Умерло уже больше двадцати больных. Приходилось принимать жесткие меры, чтобы справляться с оставшимися в живых, особенно с родственниками умерших. В отличие от того, что происходило на свободе, смерть вызывала здесь взрывы, вероятно, подлинного, но очень шумного горя. Когда несчастье настигает человека дома, в семейном кругу, у него есть возможность и даже право оставаться самим собой и, оплакав ушедшего, подумать о собственном спасении. Здесь же горе обрушивалось на человека среди бела дня, на глазах у всех, и люди отступали, сбивались в кучу в противоположном углу комнаты, как овцы, увидевшие в овчарне волка. Эти мощные стены, эта крепко запертая решетка внизу (а еще эти солдаты на лошадях — такие красные) отнимали последнюю надежду схитрить, как это можно было бы на воле и как это всегда бывает там, где смерть устраивается надолго. Люди не просто теряли близких. Они читали таинственное и грозное напоминание: Mane, Thekel, Fares[19] и кричали от ужаса безысходности. Но в то же время в этом было нечто театральное: участие в ритуальном действе позволяет забыть о собственной бренности. Люди оплакивали самих себя и не могли остановиться. Через пять минут равнодушных уже не оставалось, вопли неслись со всех сторон.
— Что у вас там творится? — кричали солдаты.
— С ними никакого сладу нету, — отвечали монахини, гордясь тем, что они-то не умерли.
Действительно, судьба до сих пор была к ним милостива. К мертвым они относились равнодушно и небрежно. Поднимались солдаты с носилками. Они были очень добры, утешали, ласково похлопывали по плечу женщин, шутили. Но губы у них под усами белели от страха. С трупами они управлялись неловко. Движения были напряженными, они предпочитали брать умерших за ноги, а не за голову и чертыхались, когда (а это происходило почти каждый раз) сведенные от боли мышцы расслаблялись и тело вздрагивало в их руках, в последний раз извергая и сверху, и снизу эти зловонные белые соки, похожие на свернувшееся молоко.
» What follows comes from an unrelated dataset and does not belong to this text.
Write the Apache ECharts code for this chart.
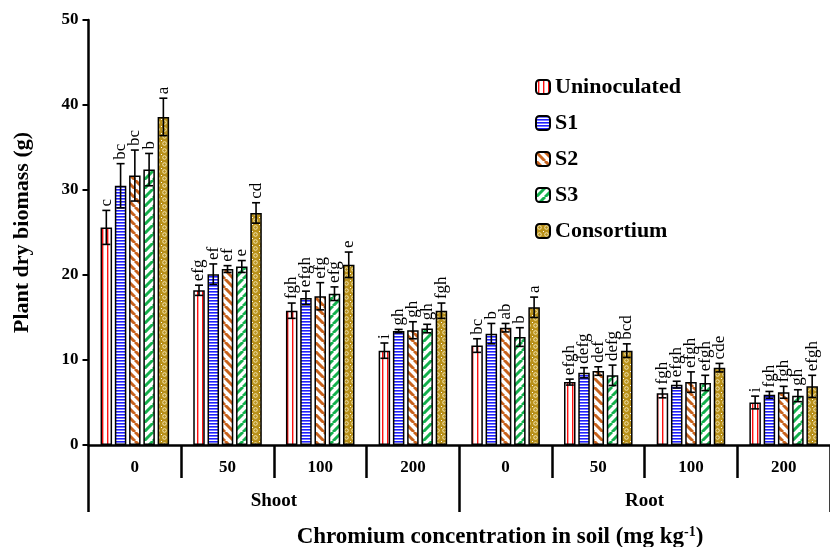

Первое время оставшуюся после умершего соломенную подстилку пытались сжигать. Но пропитанная испражнениями солома, сжигавшаяся в одной из бойниц галереи, заполняла густым, невыносимо зловонным дымом все карантинное помещение, так что не спасали ни его размеры, ни хорошая вентиляция; дым отравлял всю башню, заполнял лестницы и даже коридоры, добирался до комнат монахинь и даже до солдат. В конце концов солому стали просто сгребать в угол, где она и высыхала. Совместная жизнь в заточении породила легенды, позволявшие жить в этих условиях и, поскольку ничего другого не оставалось, даже смиряться с ними. И они были не глупее всех прочих. В частности, здесь считалось, что холера незаразна. «Если бы она была заразна, — говорили они, — мы бы все уже давно умерли. А мы-то живехоньки». (Некоторые даже добавляли: «Да еще как!») А раз так, заразной она не была. Значит, не нужно сжигать солому, от которой идет такой удушливый и тошнотворный дым. И что еще важнее — не надо в карантине устраивать еще один карантин для лиц, ухаживавших за умершим или бывших с ним в контакте. Когда кто-то заболевал и корчился в предсмертных муках, остальные удалялись в другой конец залы: зрелище было не из приятных, но отойти в сторону можно было не из-за трусости или малодушия (в чем невозможно признаться в приличном обществе), но, напротив, из скромности и благовоспитанности (столь милой заурядным людям), на которых это приличное общество и держится.